Det Means Girl (دت یعنی دختر) is a 1995 Iranian drama film written and directed by Abolfazl Jalili. It was entered into the main competition at the 52nd Venice International Film Festival.

== Cast ==
- Hossein Saki as Shuan
- Zeinab Barband as Balot
- Nabi Jalilian as Shuan's Father
- Jaleh Sameti
- Masumeh Kordi

== Production==
The cast of the film mainly consists of non-professional actors.

== Release ==
The film entered the main competition at the 52nd edition of the Venice Film Festival, in which it won a Golden Osella.

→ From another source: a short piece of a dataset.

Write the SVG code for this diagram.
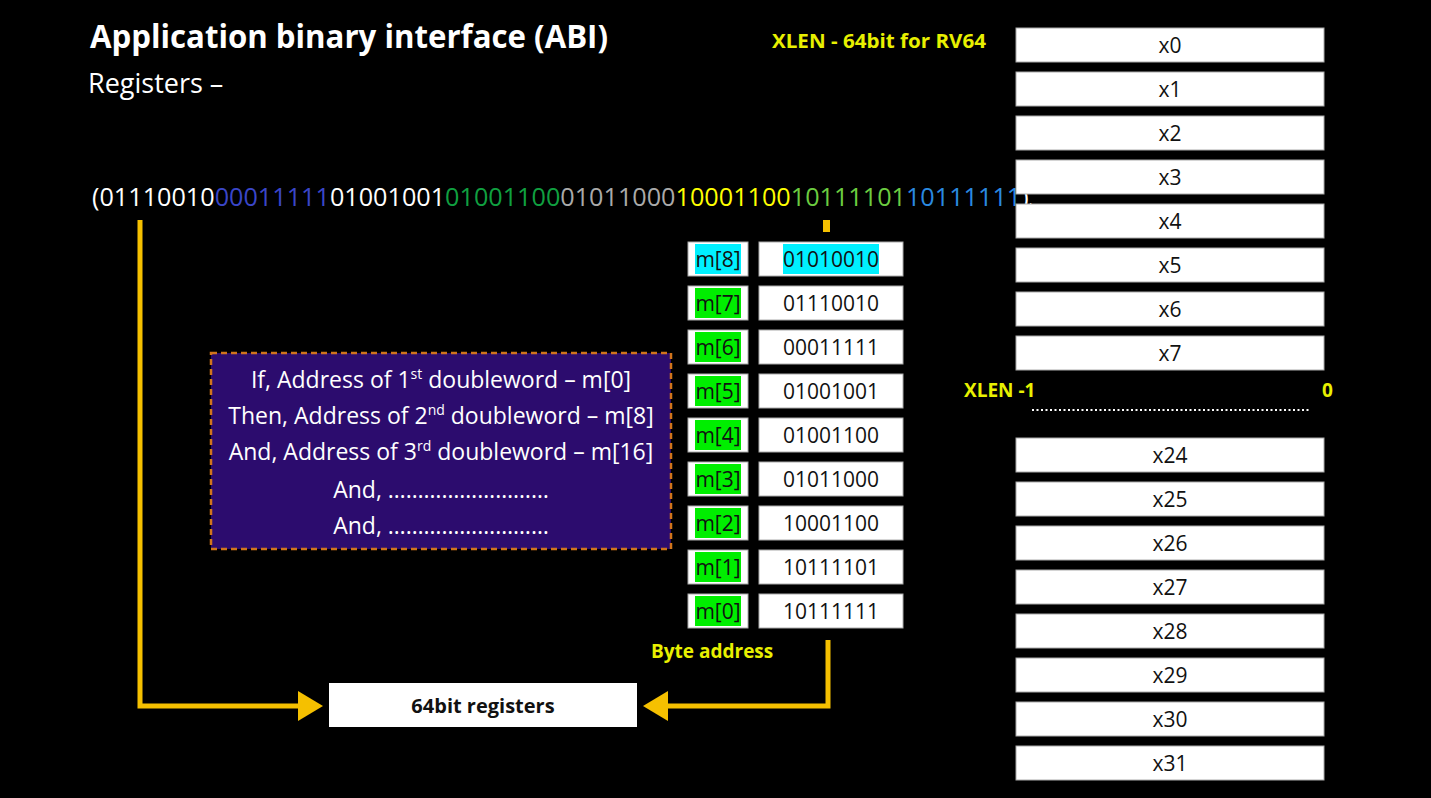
<svg xmlns="http://www.w3.org/2000/svg" width="1431" height="798" viewBox="0 0 1431 798">
<style>
text{font-family:"Open Sans","Noto Sans","Liberation Sans",sans-serif}
.cell{fill:#fff;stroke:#aaa;stroke-width:1}
.ct{font-size:21px;fill:#111;text-anchor:middle}
.mt{font-size:21px;fill:#111;text-anchor:middle}
.bt{font-size:23px;fill:#fff;text-anchor:middle}
.y{fill:#e8f000;font-weight:bold;font-size:19px}
.wire{fill:none;stroke:#f5c000;stroke-width:5}
</style>
<defs><marker id="ah" markerWidth="6" markerHeight="6" refX="4" refY="3" orient="auto"><path d="M0,0L5,3L0,6z" fill="#f5c000"/></marker></defs>
<rect width="1431" height="798" fill="#000"/>
<text x="90" y="48" font-size="33" font-weight="bold" fill="#fff" textLength="518" lengthAdjust="spacingAndGlyphs">Application binary interface (ABI)</text>
<text x="88" y="93" font-size="27" fill="#fff">Registers –</text>
<text x="772" y="48" class="y" textLength="214" lengthAdjust="spacingAndGlyphs">XLEN - 64bit for RV64</text>
<text x="92" y="206" font-size="25.2" fill="#fff">(01110010<tspan fill="#3a46c8">00011111</tspan>01001001<tspan fill="#10a040">01001100</tspan><tspan fill="#aaa">01011000</tspan><tspan fill="#ffff00">10001100</tspan><tspan fill="#6ccc40">10111101</tspan><tspan fill="#2a8ae0">10111111</tspan>)<tspan font-size="15" dy="8">bin</tspan></text>
<g id="connectors">
<rect x="823" y="220" width="7" height="12" fill="#f5c000"/>
<path class="wire" d="M140,220V706H318" marker-end="url(#ah)"/>
<path class="wire" d="M828,640V706H648" marker-end="url(#ah)"/>
</g>
<g id="regs64"><rect x="329" y="683" width="308" height="44" fill="#fff"/><text x="483" y="713" text-anchor="middle" font-size="20" font-weight="bold" fill="#111">64bit registers</text></g>
<g id="note">
<rect x="211" y="353" width="460" height="196" fill="#2c0c6e" stroke="#d0741c" stroke-width="2.5" stroke-dasharray="6,4"/>
<text x="441" y="388" class="bt">If, Address of 1<tspan font-size="14" dy="-9">st</tspan><tspan dy="9"> doubleword – m[0]</tspan></text>
<text x="441" y="424" class="bt">Then, Address of 2<tspan font-size="14" dy="-9">nd</tspan><tspan dy="9"> doubleword – m[8]</tspan></text>
<text x="441" y="460" class="bt">And, Address of 3<tspan font-size="14" dy="-9">rd</tspan><tspan dy="9"> doubleword – m[16]</tspan></text>
<text x="441" y="498" class="bt">And, ………………………</text>
<text x="441" y="534" class="bt">And, ………………………</text>
</g>
<g id="memory">
<g id="m8"><rect class="cell" x="688" y="242" width="60" height="34"/><rect x="695" y="244" width="46" height="30" fill="#00f0ff"/><text class="mt" x="718" y="267">m[8]</text><rect class="cell" x="759" y="242" width="144" height="34"/><rect x="783" y="244" width="96" height="30" fill="#00f0ff"/><text class="ct" x="831" y="267">01010010</text></g>
<g id="m7"><rect class="cell" x="688" y="286" width="60" height="34"/><rect x="695" y="288" width="46" height="30" fill="#00ee00"/><text class="mt" x="718" y="311">m[7]</text><rect class="cell" x="759" y="286" width="144" height="34"/><text class="ct" x="831" y="311">01110010</text></g>
<g id="m6"><rect class="cell" x="688" y="330" width="60" height="34"/><rect x="695" y="332" width="46" height="30" fill="#00ee00"/><text class="mt" x="718" y="355">m[6]</text><rect class="cell" x="759" y="330" width="144" height="34"/><text class="ct" x="831" y="355">00011111</text></g>
<g id="m5"><rect class="cell" x="688" y="374" width="60" height="34"/><rect x="695" y="376" width="46" height="30" fill="#00ee00"/><text class="mt" x="718" y="399">m[5]</text><rect class="cell" x="759" y="374" width="144" height="34"/><text class="ct" x="831" y="399">01001001</text></g>
<g id="m4"><rect class="cell" x="688" y="418" width="60" height="34"/><rect x="695" y="420" width="46" height="30" fill="#00ee00"/><text class="mt" x="718" y="443">m[4]</text><rect class="cell" x="759" y="418" width="144" height="34"/><text class="ct" x="831" y="443">01001100</text></g>
<g id="m3"><rect class="cell" x="688" y="462" width="60" height="34"/><rect x="695" y="464" width="46" height="30" fill="#00ee00"/><text class="mt" x="718" y="487">m[3]</text><rect class="cell" x="759" y="462" width="144" height="34"/><text class="ct" x="831" y="487">01011000</text></g>
<g id="m2"><rect class="cell" x="688" y="506" width="60" height="34"/><rect x="695" y="508" width="46" height="30" fill="#00ee00"/><text class="mt" x="718" y="531">m[2]</text><rect class="cell" x="759" y="506" width="144" height="34"/><text class="ct" x="831" y="531">10001100</text></g>
<g id="m1"><rect class="cell" x="688" y="550" width="60" height="34"/><rect x="695" y="552" width="46" height="30" fill="#00ee00"/><text class="mt" x="718" y="575">m[1]</text><rect class="cell" x="759" y="550" width="144" height="34"/><text class="ct" x="831" y="575">10111101</text></g>
<g id="m0"><rect class="cell" x="688" y="594" width="60" height="34"/><rect x="695" y="596" width="46" height="30" fill="#00ee00"/><text class="mt" x="718" y="619">m[0]</text><rect class="cell" x="759" y="594" width="144" height="34"/><text class="ct" x="831" y="619">10111111</text></g>
</g>
<text x="651" y="658" class="y">Byte address</text>
<g id="regfile">
<g id="x0"><rect class="cell" x="1016" y="28" width="308" height="34"/><text class="ct" x="1170" y="53">x0</text></g>
<g id="x1"><rect class="cell" x="1016" y="72" width="308" height="34"/><text class="ct" x="1170" y="97">x1</text></g>
<g id="x2"><rect class="cell" x="1016" y="116" width="308" height="34"/><text class="ct" x="1170" y="141">x2</text></g>
<g id="x3"><rect class="cell" x="1016" y="160" width="308" height="34"/><text class="ct" x="1170" y="185">x3</text></g>
<g id="x4"><rect class="cell" x="1016" y="204" width="308" height="34"/><text class="ct" x="1170" y="229">x4</text></g>
<g id="x5"><rect class="cell" x="1016" y="248" width="308" height="34"/><text class="ct" x="1170" y="273">x5</text></g>
<g id="x6"><rect class="cell" x="1016" y="292" width="308" height="34"/><text class="ct" x="1170" y="317">x6</text></g>
<g id="x7"><rect class="cell" x="1016" y="336" width="308" height="34"/><text class="ct" x="1170" y="361">x7</text></g>
<text x="964" y="397" class="y">XLEN -1</text>
<text x="1322" y="397" class="y">0</text>
<line x1="1032" y1="410" x2="1310" y2="410" stroke="#fff" stroke-width="2" stroke-dasharray="2,2.5"/>
<g id="x24"><rect class="cell" x="1016" y="438" width="308" height="34"/><text class="ct" x="1170" y="463">x24</text></g>
<g id="x25"><rect class="cell" x="1016" y="482" width="308" height="34"/><text class="ct" x="1170" y="507">x25</text></g>
<g id="x26"><rect class="cell" x="1016" y="526" width="308" height="34"/><text class="ct" x="1170" y="551">x26</text></g>
<g id="x27"><rect class="cell" x="1016" y="570" width="308" height="34"/><text class="ct" x="1170" y="595">x27</text></g>
<g id="x28"><rect class="cell" x="1016" y="614" width="308" height="34"/><text class="ct" x="1170" y="639">x28</text></g>
<g id="x29"><rect class="cell" x="1016" y="658" width="308" height="34"/><text class="ct" x="1170" y="683">x29</text></g>
<g id="x30"><rect class="cell" x="1016" y="702" width="308" height="34"/><text class="ct" x="1170" y="727">x30</text></g>
<g id="x31"><rect class="cell" x="1016" y="746" width="308" height="34"/><text class="ct" x="1170" y="771">x31</text></g>
</g>
</svg>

It was also screened at the 1995 Three Continents Festival in Nantes, in which Hossein Saki was awarded the prize for best young actor.

== Reception ==
Tullio Kezich from Corriere della Sera praised the film, describing it as a "noble example of neorealism" and an "austere exploration of suffering" whose emphasis is on "the authenticity of its settings and situations, and on the fragile humanity of the non-professional performers portraying their own lives". Irene Bignardi from La Repubblica described it as "a moving and powerful example of Iranian neorealism" and "a heart-wrenching and harrowing film", "conveyed with sparing dialogue and powerful imagery". Variety's critic Deborah Young criticized the film's experimental editing and lack of rhythm, and wrote: "the best Iranian films manage to turn simplicity into a virtue, but on that score Det Means Girl misses the mark".